Source code of charts

· · ·

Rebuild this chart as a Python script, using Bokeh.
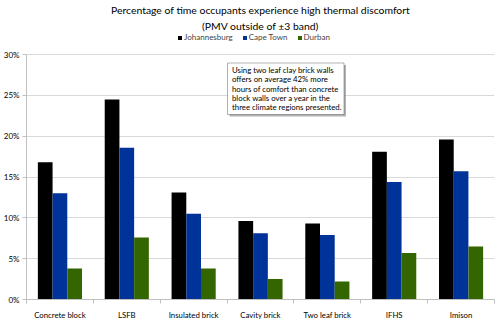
from bokeh.plotting import figure
from bokeh.models import (Range1d, FixedTicker, Legend, LegendItem, Label, Title,
                          BoxAnnotation, PrintfTickFormatter, ColumnDataSource)
from bokeh.transform import dodge
from bokeh.embed import file_html
from bokeh.resources import INLINE

categories = ["Concrete block", "LSFB", "Insulated brick", "Cavity brick",
              "Two leaf brick", "IFHS", "Imison"]
johannesburg = [16.8, 24.5, 13.1, 9.6, 9.3, 18.1, 19.6]
cape_town = [13.0, 18.6, 10.5, 8.1, 7.9, 14.4, 15.7]
durban = [3.8, 7.6, 3.8, 2.5, 2.2, 5.7, 6.5]
series_names = ["Johannesburg", "Cape Town", "Durban"]
series_colors = ["#000000", "#003399", "#336600"]
y_ticks = [0, 5, 10, 15, 20, 25, 30]
title_lines = ["Percentage of time occupants experience high thermal discomfort",
               "(PMV outside of \u00b13 band)"]
note_lines = ["Using two leaf clay brick walls",
              "offers on average 42% more",
              "hours of comfort  than concrete",
              "block walls over a year in the",
              "three climate regions presented."]

FONT = "Lato"
n = len(categories)
centers = [i + 0.5 for i in range(n)]

# frame extends a little above 30% so the legend can sit inside it
p = figure(width=500, height=322, x_range=Range1d(0, n), y_range=Range1d(0, 32.7),
           output_backend="svg", toolbar_location=None, title_location=None,
           min_border_left=26, min_border_right=6, min_border_top=31,
           min_border_bottom=19)
p.outline_line_color = None
p.background_fill_color = "white"

src = ColumnDataSource(dict(x=centers, j=johannesburg, c=cape_town, d=durban))
bw = 0.22
items = []
for k, (col, name, color) in enumerate(zip(["j", "c", "d"], series_names, series_colors)):
    r = p.vbar(x=dodge("x", (k - 1) * bw, range=p.x_range), top=col, width=bw,
               bottom=0, source=src, fill_color=color, line_color=None)
    items.append(LegendItem(label=name, renderers=[r]))

# axes
p.xgrid.grid_line_color = None
p.ygrid.ticker = FixedTicker(ticks=y_ticks)
p.ygrid.grid_line_color = "#d9d9d9"
p.ygrid.grid_line_width = 1

p.yaxis.ticker = FixedTicker(ticks=y_ticks)
p.yaxis.bounds = (0, 30)
p.yaxis.formatter = PrintfTickFormatter(format="%d%%")
p.yaxis.axis_line_color = "#bfbfbf"
p.yaxis.major_tick_line_color = "#bfbfbf"
p.yaxis.major_tick_out = 4
p.yaxis.major_tick_in = 0
p.yaxis.minor_tick_line_color = None
p.yaxis.major_label_text_font = FONT
p.yaxis.major_label_text_font_size = "8px"
p.yaxis.major_label_text_color = "#000000"
p.yaxis.major_label_standoff = 3

p.xaxis.ticker = FixedTicker(ticks=centers, minor_ticks=list(range(n + 1)))
p.xaxis.major_label_overrides = {c: lab for c, lab in zip(centers, categories)}
p.xaxis.axis_line_color = "#bfbfbf"
p.xaxis.major_tick_line_color = None
p.xaxis.minor_tick_line_color = "#bfbfbf"
p.xaxis.minor_tick_out = 4
p.xaxis.minor_tick_in = 0
p.xaxis.major_label_text_font = FONT
p.xaxis.major_label_text_font_size = "7.8px"
p.xaxis.major_label_text_color = "#000000"
p.xaxis.major_label_standoff = 4

# title lines
for line in reversed(title_lines):
    p.add_layout(Title(text=line, align="center", text_font=FONT,
                       text_font_size="10.4px", text_font_style="normal",
                       text_color="#000000", standoff=2, offset=0), "above")

legend = Legend(items=items, orientation="horizontal", location=(151, 257),
                glyph_width=5, glyph_height=5, label_standoff=2, spacing=9,
                padding=0, margin=0, border_line_color=None, background_fill_alpha=0,
                label_text_font=FONT, label_text_font_size="8px",
                label_height=8)
p.add_layout(legend, "center")

# annotation box with shadow
p.add_layout(BoxAnnotation(left=203, right=319.5, top=234.5, bottom=183,
                           left_units="screen", right_units="screen",
                           top_units="screen", bottom_units="screen",
                           fill_color="#808080", fill_alpha=0.6, line_color=None))
p.add_layout(BoxAnnotation(left=201, right=317.5, top=236.5, bottom=185,
                           left_units="screen", right_units="screen",
                           top_units="screen", bottom_units="screen",
                           fill_color="white", fill_alpha=1, line_color="black",
                           line_width=1))
for i, line in enumerate(note_lines):
    p.add_layout(Label(x=205.5, y=229.5 - 9.3 * i, x_units="screen", y_units="screen",
                       text=line, text_align="left", text_baseline="middle",
                       text_font=FONT, text_font_size="7.8px",
                       text_color="#000000"))

open("out.html", "w").write(file_html(p, INLINE))
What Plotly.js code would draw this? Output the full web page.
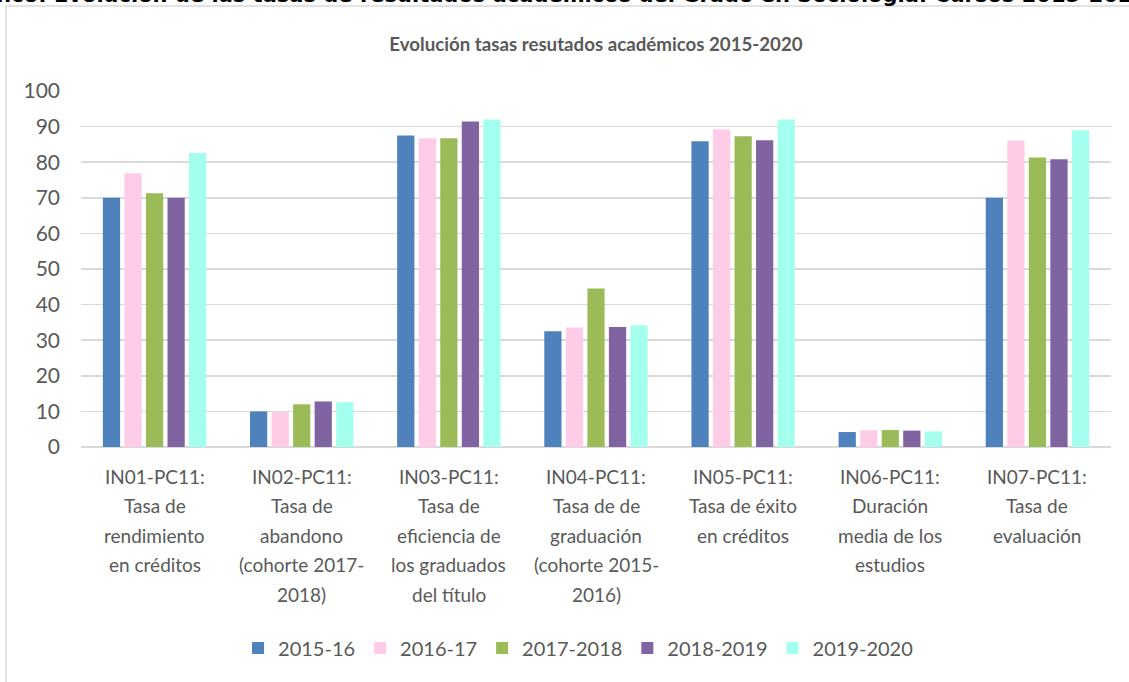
<!DOCTYPE html>
<html>
<head>
<meta charset="utf-8">
<script src="https://cdn.plot.ly/plotly-3.0.1.min.js"></script>
<style>html,body{margin:0;padding:0;background:#fff;}#chart{width:1129px;height:682px;}</style>
</head>
<body>
<div id="chart"></div>
<script>
const categories = [
  'IN01-PC11:<br>Tasa de<br>rendimiento<br>en créditos',
  'IN02-PC11:<br>Tasa de<br>abandono<br>(cohorte 2017-<br>2018)',
  'IN03-PC11:<br>Tasa de<br>eficiencia de<br>los graduados<br>del título',
  'IN04-PC11:<br>Tasa de de<br>graduación<br>(cohorte 2015-<br>2016)',
  'IN05-PC11:<br>Tasa de éxito<br>en créditos',
  'IN06-PC11:<br>Duración<br>media de los<br>estudios',
  'IN07-PC11:<br>Tasa de<br>evaluación'
];
const seriesNames = ['2015-16', '2016-17', '2017-2018', '2018-2019', '2019-2020'];
const v2015_16   = [70.0, 10.0, 87.5, 32.5, 85.9, 4.2, 70.0];
const v2016_17   = [76.9,  9.9, 86.7, 33.6, 89.2, 4.7, 86.1];
const v2017_2018 = [71.3, 12.0, 86.7, 44.5, 87.3, 4.8, 81.3];
const v2018_2019 = [70.0, 12.8, 91.4, 33.7, 86.2, 4.6, 80.8];
const v2019_2020 = [82.6, 12.6, 92.0, 34.2, 92.0, 4.4, 89.0];
const yTicks = [0, 10, 20, 30, 40, 50, 60, 70, 80, 90, 100];
const chartTitle = 'Evolución tasas resutados académicos 2015-2020';
const headerText = 'Gráfico: Evolución de las tasas de resultados académicos del Grado en Sociología. Cursos 2015-2020';

const colors = ['#4F81BD', '#FFCCE8', '#9BBB59', '#8064A2', '#A5FFEE'];
const values = [v2015_16, v2016_17, v2017_2018, v2018_2019, v2019_2020];
const FONT = 'Lato, Carlito, "Open Sans", sans-serif';
const GRAY = '#595959';

const W = 1129, H = 682;
const M = {l: 81, r: 18, t: 91, b: 235};
const pw = W - M.l - M.r, ph = H - M.t - M.b;

const traces = seriesNames.map((n, i) => ({
  type: 'bar', name: n, x: categories, y: values[i],
  marker: {color: colors[i], line: {width: 0}},
  hoverinfo: 'skip'
}));

const annotations = [];
categories.forEach(c => {
  c.split('<br>').forEach((line, i) => {
    annotations.push({
      x: c, y: 0, xref: 'x', yref: 'y', text: line, showarrow: false,
      xanchor: 'center', yanchor: 'middle', yshift: -(29 + i * 29.6),
      font: {family: FONT, size: 19, color: GRAY}
    });
  });
});
annotations.push({
  xref: 'paper', yref: 'paper', x: (-48 - M.l) / pw, y: 1 + (M.t + 5) / ph,
  xanchor: 'left', yanchor: 'middle', showarrow: false, text: headerText,
  font: {family: '"DejaVu Sans", sans-serif', size: 21, color: '#000', weight: 700}
});

const layout = {
  width: W, height: H, margin: M,
  paper_bgcolor: '#fff', plot_bgcolor: '#fff',
  font: {family: FONT, color: GRAY},
  title: {text: chartTitle, x: 0.5, xref: 'paper', y: 1 - 44 / H, yref: 'container',
          xanchor: 'center', yanchor: 'middle',
          font: {family: FONT, size: 18.7, color: GRAY, weight: 700}},
  barmode: 'group', bargap: 0.268, bargroupgap: 0.2,
  xaxis: {type: 'category', showticklabels: false, showgrid: false, showline: false, ticks: '', fixedrange: true},
  yaxis: {range: [0, 100], tickvals: yTicks, showgrid: true, gridcolor: '#D9D9D9', gridwidth: 1.5,
          zeroline: true, zerolinecolor: '#D9D9D9', zerolinewidth: 1.5, showline: false, ticks: '',
          ticklabelstandoff: 20, tickfont: {family: FONT, size: 21, color: GRAY}},
  legend: {orientation: 'h', x: 0.512, xanchor: 'center', xref: 'container', y: 1 - 648 / H, yref: 'container', yanchor: 'middle',
           font: {family: FONT, size: 20, color: GRAY}, itemwidth: 30, traceorder: 'normal'},
  annotations: annotations,
  shapes: [
    {type: 'line', xref: 'paper', yref: 'paper', x0: (6 - M.l) / pw, x1: (1140 - M.l) / pw,
     y0: 1 + (M.t - 6) / ph, y1: 1 + (M.t - 6) / ph, line: {color: '#D9D9D9', width: 1.5}},
    {type: 'line', xref: 'paper', yref: 'paper', x0: (6 - M.l) / pw, x1: (6 - M.l) / pw,
     y0: 1 + (M.t - 6) / ph, y1: -(M.b + 10) / ph, line: {color: '#D9D9D9', width: 1.5}}
  ],
  showlegend: true
};

Plotly.newPlot('chart', traces, layout, {displayModeBar: false, staticPlot: true});
</script>
</body>
</html>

· · ·

▶ [What the task asks]: Could you repeat exactly the lines from the first one of the records above through the line containing "from bokeh.resources import INLINE", leaving out any pictures?

▶ [Full output]:
Rebuild this chart as a Python script, using Bokeh.
from bokeh.plotting import figure
from bokeh.models import (Range1d, FixedTicker, Legend, LegendItem, Label, Title,
                          BoxAnnotation, PrintfTickFormatter, ColumnDataSource)
from bokeh.transform import dodge
from bokeh.embed import file_html
from bokeh.resources import INLINE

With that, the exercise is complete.